Foi nesta zona da Croácia (Dalmácia) que aprendi o conceito de "praia sem areia". Deu-me jeito quando aterrei de armas e bagagens na Suécia...
Praias de cimento, rocha, calhau, brita ou areia das obras. Tudo bem. A cor daquele mar compensa tudo. Não há praia como a nossa...
Ficámos duas noites a bater perna em Split. Uma senhora simpática, emigrante na Alemanha, tinha juntado uns marcos, recuperado uma vivenda e alugava agora quartos, com vista para o Adriático, bem perto do centro.

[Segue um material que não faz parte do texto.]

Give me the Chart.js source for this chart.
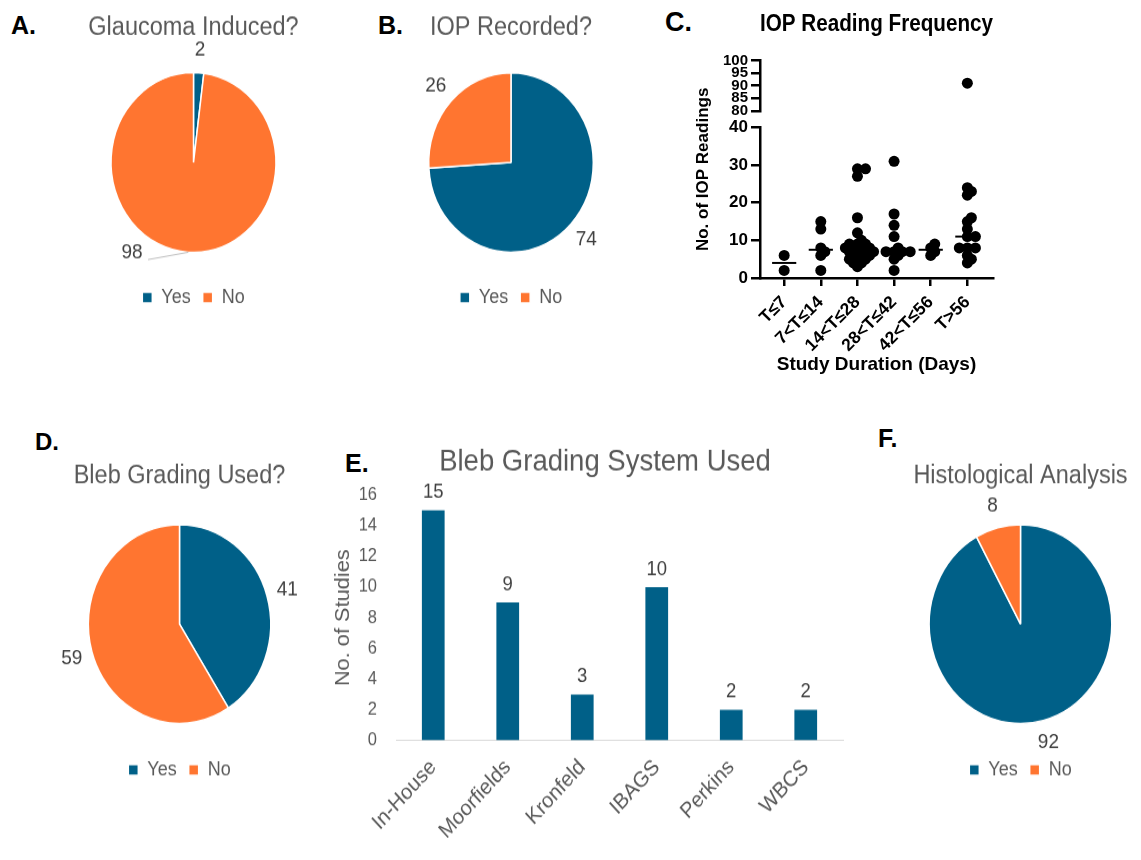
<!DOCTYPE html>
<html><head><meta charset="utf-8">
<script src="https://cdn.jsdelivr.net/npm/chart.js@4.4.1/dist/chart.umd.min.js"></script>
<style>
html,body{margin:0;padding:0;background:#fff;}
body{width:1141px;height:860px;position:relative;overflow:hidden;font-family:"Liberation Sans",Arial,sans-serif;}
.panel{position:absolute;}
.stretch{transform:scaleY(1.09);transform-origin:0 0;}
.lbl{position:absolute;font-weight:bold;color:#000;line-height:1;font-size:25px;}
canvas{display:block;}
</style></head><body>
<div class="lbl" style="left:11px;top:13px">A.</div>
<div class="lbl" style="left:378px;top:13px">B.</div>
<div class="lbl" style="left:665px;top:9px;font-size:27px">C.</div>
<div class="lbl" style="left:35px;top:430px;font-size:24px">D.</div>
<div class="lbl" style="left:345px;top:451px">E.</div>
<div class="lbl" style="left:878px;top:426px">F.</div>

<div class="panel stretch" style="left:0;top:0;"><canvas id="cA" width="387" height="292"></canvas></div>
<div class="panel stretch" style="left:380px;top:0;"><canvas id="cB" width="262" height="292"></canvas></div>
<div class="panel" style="left:660px;top:0;"><canvas id="cC" width="370" height="400"></canvas></div>
<div class="panel stretch" style="left:0;top:420px;"><canvas id="cD" width="359" height="340"></canvas></div>
<div class="panel stretch" style="left:330px;top:440px;"><canvas id="cE" width="550" height="385"></canvas></div>
<div class="panel stretch" style="left:900px;top:420px;"><canvas id="cF" width="241" height="340"></canvas></div>

<script>
// ---------------- DATA ----------------
const pieLabels = ['Yes', 'No'];
const glaucomaInduced = [2, 98];
const iopRecorded = [74, 26];
const blebGradingUsed = [41, 59];
const histologicalAnalysis = [92, 8];

const durationCats = ['T≤7', '7<T≤14', '14<T≤28', '28<T≤42', '42<T≤56', 'T>56'];
const readsT7 = [6, 2];
const readsT14 = [15, 13, 8, 7, 6, 2];
const readsT28 = [29, 29, 27, 16, 12, 10, 9, 9, 9, 8, 8, 8, 8, 7, 7, 7, 7, 6, 6, 6, 5, 5, 5, 4, 4, 3];
const readsT42 = [31, 17, 14, 11, 8, 7, 7, 7, 7, 6, 5, 2];
const readsT56 = [9, 8, 7, 6];
const readsT56plus = [91, 24, 23, 22, 16, 15, 13, 11, 11, 8, 8, 8, 6, 5, 4];
const lowerTicksMax = 40, upperTicksMin = 80, upperTicksMax = 100;

const gradingSystems = ['In-House', 'Moorfields', 'Kronfeld', 'IBAGS', 'Perkins', 'WBCS'];
const gradingStudies = [15, 9, 3, 10, 2, 2];

// ---------------- STYLE ----------------
const F = '"Liberation Sans", Arial, sans-serif';
const BLUE = '#006088';
const ORANGE = '#FF7530';
const GREY = '#595959';
const DARK = '#404040';
Chart.defaults.font.family = F;
Chart.defaults.animation = false;

// ---------------- PIE LABEL PLUGIN ----------------
const pieLabelPlugin = {
  id: 'pieLabels',
  afterDatasetsDraw(chart, args, opts) {
    if (!opts || !opts.enabled) return;
    const ctx = chart.ctx;
    const meta = chart.getDatasetMeta(0);
    const values = chart.data.datasets[0].data;
    ctx.save();
    ctx.font = opts.size + 'px ' + F;
    ctx.fillStyle = DARK;
    ctx.textAlign = 'center';
    ctx.textBaseline = 'middle';
    meta.data.forEach((arc, i) => {
      const p = arc.getProps(['x', 'y', 'startAngle', 'endAngle', 'outerRadius'], true);
      const mid = (p.startAngle + p.endAngle) / 2;
      const ov = (opts.overrides || {})[i];
      const ang = ov ? ov.angle : mid;
      const dist = p.outerRadius + (ov ? ov.offset : opts.offset);
      const lx = p.x + Math.cos(ang) * dist;
      const ly = p.y + Math.sin(ang) * dist;
      if (ov && ov.leader) {
        ctx.save();
        ctx.strokeStyle = '#BFBFBF';
        ctx.lineWidth = 1;
        ctx.beginPath();
        ctx.moveTo(p.x + Math.cos(mid) * p.outerRadius, p.y + Math.sin(mid) * p.outerRadius);
        ctx.lineTo(lx + ov.lx, ly + ov.ly);
        ctx.stroke();
        ctx.restore();
      }
      ctx.fillText(String(values[i]), lx, ly);
    });
    ctx.restore();
  }
};

function makePie(id, title, values, radius, titlePad, labelOpts) {
  return new Chart(document.getElementById(id), {
    type: 'pie',
    data: {
      labels: pieLabels,
      datasets: [{
        data: values,
        backgroundColor: [BLUE, ORANGE],
        borderColor: '#ffffff',
        borderWidth: 1.5,
        hoverOffset: 0,
        radius: radius
      }]
    },
    options: {
      responsive: false,
      animation: false,
      layout: { padding: 0 },
      plugins: {
        tooltip: { enabled: false },
        title: {
          display: true, text: title, color: GREY,
          font: { family: F, size: 23.5, weight: 'normal' },
          padding: titlePad
        },
        legend: {
          display: true, position: 'bottom',
          labels: { color: GREY, font: { family: F, size: 18 }, boxWidth: 10, boxHeight: 10, padding: 12 }
        },
        pieLabels: Object.assign({ enabled: true, size: 19, offset: 21 }, labelOpts || {})
      }
    },
    plugins: [pieLabelPlugin]
  });
}

makePie('cA', 'Glaucoma Induced?', glaucomaInduced, 82.5, { top: 11.6, bottom: 6.4 }, {
  overrides: { 1: { angle: 126.5 * Math.PI / 180, offset: 20.8, leader: true, lx: 16, ly: 6 } }
});
makePie('cB', 'IOP Recorded?', iopRecorded, 82.3, { top: 11.6, bottom: 6.4 });
makePie('cD', 'Bleb Grading Used?', blebGradingUsed, 91.2, { top: 37.9, bottom: 8.3 });
makePie('cF', 'Histological Analysis', histologicalAnalysis, 91.3, { top: 37.9, bottom: 8.3 });

// ---------------- PANEL C: scatter with broken axis ----------------
const groups = [readsT7, readsT14, readsT28, readsT42, readsT56, readsT56plus];
const XPX = 36.6, YPX_LOW = 3.76, YPX_HIGH = 2.5, MIN_D = 4.5, STEP = 0.11;
function swarm(values, idx) {
  const placed = [];
  values.slice().sort((a, b) => a - b).forEach(v => {
    const yp = v > lowerTicksMax ? 1000 + (v - upperTicksMin) * YPX_HIGH : v * YPX_LOW;
    let off = 0;
    for (let k = 0; k < 15; k++) {
      const o = k === 0 ? 0 : (k % 2 ? 1 : -1) * Math.ceil(k / 2) * STEP;
      off = o;
      if (placed.every(p => Math.hypot((p.o - o) * XPX, p.yp - yp) >= MIN_D)) break;
    }
    placed.push({ o: off, yp: yp, v: v });
  });
  return placed.map(p => ({ x: idx + p.o, y: p.v }));
}
function median(arr) {
  const s = arr.slice().sort((a, b) => a - b);
  const m = Math.floor(s.length / 2);
  return s.length % 2 ? s[m] : (s[m - 1] + s[m]) / 2;
}
const allPts = groups.flatMap((g, i) => swarm(g, i));
const lowPts = allPts.filter(p => p.y <= lowerTicksMax);
const highPts = allPts.filter(p => p.y > lowerTicksMax);
const medianSets = groups.map((g, i) => ({
  type: 'line',
  data: [{ x: i - 0.33, y: median(g) }, { x: i + 0.33, y: median(g) }],
  borderColor: '#000', borderWidth: 2, pointRadius: 0, showLine: true,
  xAxisID: 'x', yAxisID: 'yLow', clip: false
}));

new Chart(document.getElementById('cC'), {
  type: 'scatter',
  data: {
    datasets: [
      { data: lowPts, xAxisID: 'x', yAxisID: 'yLow', pointRadius: 5.5, backgroundColor: '#000', borderWidth: 0, clip: false },
      { data: highPts, xAxisID: 'x', yAxisID: 'yHigh', pointRadius: 5.5, backgroundColor: '#000', borderWidth: 0, clip: false }
    ].concat(medianSets)
  },
  options: {
    responsive: false,
    animation: false,
    layout: { padding: { left: 0, right: 37, top: 0, bottom: 0 } },
    plugins: {
      legend: { display: false },
      tooltip: { enabled: false },
      title: {
        display: true, text: 'IOP Reading Frequency', fullSize: false, color: '#000',
        font: { family: F, size: 23.5, weight: 'bold' }, padding: { top: 10.9, bottom: 21.6 }
      }
    },
    scales: {
      x: {
        type: 'linear', position: 'bottom', min: -0.66, max: 5.7,
        afterBuildTicks: s => { s.ticks = durationCats.map((c, i) => ({ value: i })); },
        afterFit: s => { s.height = 122; },
        ticks: {
          callback: v => durationCats[v], autoSkip: false, maxRotation: 45, minRotation: 45,
          color: '#000', font: { family: F, size: 17.5, weight: 'bold' }, padding: 6
        },
        grid: { display: true, drawOnChartArea: false, drawTicks: true, tickLength: 8, color: '#000', lineWidth: 2.5 },
        border: { display: true, color: '#000', width: 2.5 },
        title: { display: true, text: 'Study Duration (Days)', color: '#000', font: { family: F, size: 19, weight: 'bold' }, padding: { top: 0, bottom: 23.6 } }
      },
      yLow: {
        type: 'linear', position: 'left', stack: 'iop', stackWeight: 150.4, min: 0, max: lowerTicksMax,
        ticks: { stepSize: 10, color: '#000', font: { family: F, size: 17, weight: 'bold' }, padding: 3 },
        grid: { display: true, drawOnChartArea: false, drawTicks: true, tickLength: 9, color: '#000', lineWidth: 2.5 },
        border: { display: true, color: '#000', width: 2.5 },
        afterFit: s => { s.width = 45; }
      },
      yGap: {
        type: 'linear', position: 'left', stack: 'iop', stackWeight: 16.6,
        ticks: { display: false }, grid: { display: false }, border: { display: false },
        afterFit: s => { s.width = 45; }
      },
      yHigh: {
        type: 'linear', position: 'left', stack: 'iop', stackWeight: 50, min: upperTicksMin, max: upperTicksMax,
        ticks: { stepSize: 5, autoSkip: false, color: '#000', font: { family: F, size: 15, weight: 'bold' }, padding: 3 },
        grid: { display: true, drawOnChartArea: false, drawTicks: true, tickLength: 9, color: '#000', lineWidth: 2.5 },
        border: { display: true, color: '#000', width: 2.5 },
        afterFit: s => { s.width = 45; }
      },
      yTitle: {
        type: 'linear', position: 'left',
        ticks: { display: false }, grid: { display: false }, border: { display: false },
        title: { display: true, text: 'No. of IOP Readings', color: '#000', font: { family: F, size: 17, weight: 'bold' }, padding: { top: 32.8, bottom: 0 } },
        afterFit: s => { s.width = 55; }
      }
    }
  }
});

// ---------------- PANEL E: bar chart ----------------
const barLabelPlugin = {
  id: 'barLabels',
  afterDatasetsDraw(chart) {
    const ctx = chart.ctx;
    const meta = chart.getDatasetMeta(0);
    const vals = chart.data.datasets[0].data;
    ctx.save();
    ctx.font = '18.5px ' + F;
    ctx.fillStyle = DARK;
    ctx.textAlign = 'center';
    ctx.textBaseline = 'middle';
    meta.data.forEach((bar, i) => { ctx.fillText(String(vals[i]), bar.x, bar.y - 16.5); });
    ctx.restore();
  }
};
new Chart(document.getElementById('cE'), {
  type: 'bar',
  data: {
    labels: gradingSystems,
    datasets: [{ data: gradingStudies, backgroundColor: BLUE, borderWidth: 0, barPercentage: 0.305, categoryPercentage: 1 }]
  },
  options: {
    responsive: false,
    animation: false,
    layout: { padding: 0 },
    plugins: {
      legend: { display: false },
      tooltip: { enabled: false },
      title: { display: true, text: 'Bleb Grading System Used', color: GREY, font: { family: F, size: 27.5, weight: 'normal' }, padding: { top: 3.7, bottom: 13.8 } }
    },
    scales: {
      x: {
        grid: { display: false, drawTicks: false },
        border: { display: true, color: '#D9D9D9', width: 1 },
        ticks: { color: GREY, font: { family: F, size: 20 }, maxRotation: 45, minRotation: 45, padding: 13 },
        afterFit: s => { s.height = 109.4; }
      },
      y: {
        min: 0, max: 16,
        ticks: { stepSize: 2, color: GREY, font: { family: F, size: 16.5 }, padding: 19 },
        grid: { display: false, drawTicks: false },
        border: { display: false },
        title: { display: true, text: 'No. of Studies', color: GREY, font: { family: F, size: 20 }, padding: { top: 1, bottom: 0 } },
        afterFit: s => { s.width = 66; }
      },
      yR: {
        type: 'linear', position: 'right',
        ticks: { display: false }, grid: { display: false }, border: { display: false },
        afterFit: s => { s.width = 37; }
      }
    }
  },
  plugins: [barLabelPlugin]
});
</script>
</body></html>
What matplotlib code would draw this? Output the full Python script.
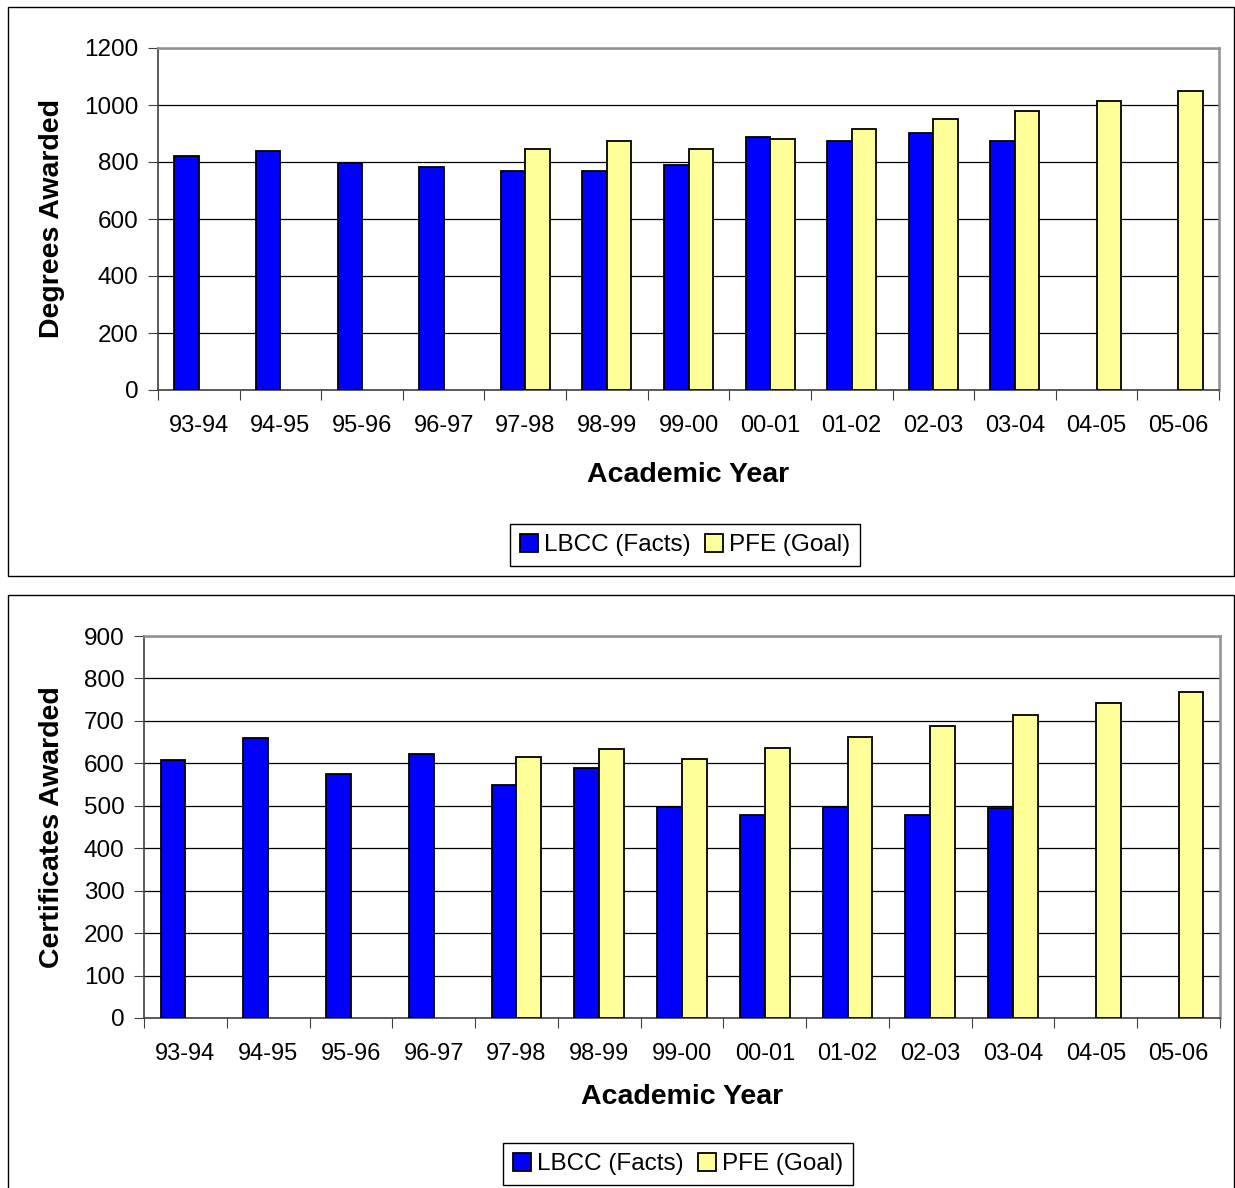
import numpy as np
import matplotlib.pyplot as plt
from matplotlib.patches import Rectangle

plt.rcParams['font.family'] = ['Liberation Sans', 'DejaVu Sans']

# data
years = ['93-94', '94-95', '95-96', '96-97', '97-98', '98-99', '99-00',
         '00-01', '01-02', '02-03', '03-04', '04-05', '05-06']
nan = np.nan
degrees_lbcc = [822, 838, 796, 783, 767, 767, 790, 886, 873, 901, 873, nan, nan]
degrees_pfe = [nan, nan, nan, nan, 845, 872, 845, 880, 917, 952, 980, 1013, 1048]
certs_lbcc = [609, 660, 576, 621, 550, 589, 497, 479, 498, 479, 494, nan, nan]
certs_pfe = [nan, nan, nan, nan, 614, 634, 611, 636, 662, 688, 713, 741, 768]

W, H = 1235, 1188
fig = plt.figure(figsize=(W / 100, H / 100), dpi=100)

# panel borders
fig.patches.append(Rectangle((8 / W, 1 - 576 / H), 1226 / W, 569 / H,
                             transform=fig.transFigure, fill=False,
                             edgecolor='black', linewidth=1.0))
fig.patches.append(Rectangle((8 / W, 1 - 1190 / H), 1226 / W, 595 / H,
                             transform=fig.transFigure, fill=False,
                             edgecolor='black', linewidth=1.0))


def draw(rect, lbcc, pfe, ymax, ystep, ylabel, xlab_y, ylab_x, leg_xy):
    ax = fig.add_axes(rect)
    x = np.arange(len(years))
    w = 0.3
    ax.bar(x - w / 2, lbcc, w, color='#0000FF', edgecolor='black',
           linewidth=1.3, label='LBCC (Facts)', zorder=3)
    ax.bar(x + w / 2, pfe, w, color='#FFFF99', edgecolor='black',
           linewidth=1.3, label='PFE (Goal)', zorder=3)

    ax.set_xlim(-0.5, len(years) - 0.5)
    ax.set_ylim(0, ymax)
    ax.set_yticks(np.arange(0, ymax + 1, ystep))
    ax.yaxis.grid(True, color='black', linewidth=0.9)
    ax.set_axisbelow(True)

    # x ticks at category boundaries, labels at centers
    ax.set_xticks(np.arange(-0.5, len(years), 1))
    ax.set_xticklabels([])
    ax.set_xticks(x, minor=True)
    ax.set_xticklabels(years, minor=True)
    ax.tick_params(axis='x', which='major', length=7, color='#404040', direction='out')
    ax.tick_params(axis='x', which='minor', length=0, pad=18, labelsize=17)
    ax.tick_params(axis='y', length=7, color='#404040', labelsize=17.5, pad=7)

    for s in ['top', 'right']:
        ax.spines[s].set_color('#909090')
        ax.spines[s].set_linewidth(1.8)
    for s in ['left', 'bottom']:
        ax.spines[s].set_color('#404040')
        ax.spines[s].set_linewidth(1.2)

    ax.set_xlabel('Academic Year', fontsize=20.5, fontweight='bold')
    ax.xaxis.set_label_coords(0.5, xlab_y)
    ax.xaxis.label.set_va('center')
    ax.set_ylabel(ylabel, fontsize=20.5, fontweight='bold')
    ax.yaxis.set_label_coords(ylab_x, 0.5)
    ax.yaxis.label.set_va('center')

    fig.legend(*ax.get_legend_handles_labels(), loc='center',
               bbox_to_anchor=leg_xy, bbox_transform=fig.transFigure,
               ncol=2, fontsize=17.5, frameon=True, fancybox=False,
               edgecolor='black', framealpha=1, handlelength=0.75,
               handleheight=0.75, handletextpad=0.25, columnspacing=0.6,
               borderpad=0.4, borderaxespad=0)
    return ax


draw([158 / W, 1 - 390 / H, 1061 / W, 342 / H], degrees_lbcc, degrees_pfe,
     1200, 200, 'Degrees Awarded', -0.2485, -0.10, (685 / W, 1 - 545 / H))
draw([144 / W, 1 - 1018 / H, 1076 / W, 382 / H], certs_lbcc, certs_pfe,
     900, 100, 'Certificates Awarded', -0.2068, -0.0855, (678 / W, 1 - 1164 / H))

fig.savefig('out.png', dpi=100)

Tinha visto, ainda em Lisboa, uma imagem de uma ilha na Dalmácia (Supetar) com uma praia em forma de "cueca", Bol. O ferry partia mesmo ali à nossa frente.
Fomos desbravar. Areia, nem vê-la. Seixos sim. Metade das pessoas estavam nuas. Positivo.
O mar era limpo, calmo e cristalino. Dificil de esquecer.
Encontrar alojamento também não foi dificl. Alguns velhotes ofereciam quartos, rooms, chambres e até zimmers à saída do ferry. Depois era só negociar o preco. Tudo, tirando o primeiro hotel em Rovinj (um mamarracho ao estilo russo com precos papa-turista), foi para lá de barato. Até no subsídio de férias da Autoeuropa encaixava...
A auto-estrada terminava em Split. Dubrovnik, estava apenas a 300km mas o tempo já não chegava. Tivémos que voltar para norte, deixar o carro e apanhar o ferry para Veneza.
Lembro-me que fiquei com muita pena de não conhecer Dubrovnik. A estrada foi entretanto concluída e descer a costa croata até à fronteira com o Montenegro é hoje em dia, um "saltinho".
Regressei mais 3 vezes à Croácia. Curiosamente (ou não), em alturas particularmente dificeis da minha vida. Descobri Dubrovnik e fiquei encantado (há algures outro texto aqui no blogue sobre essa passagem).
Desde 2004 até hoje percorri quase todos os países dos Balcãs. A Croácia continua a ser aquele que mais gosto. Aliás, depois das paredes caiadas do Alentejo, quase que arriscaria dizer que a Croácia é o meu destino preferido no velho Continente. Mas claro...ainda há muita poeira para levantar. O "preferido" deixa potencialmente de fazer sentido em cada aterragem.
Não sei se cheguei a dizer, adoro a Croácia.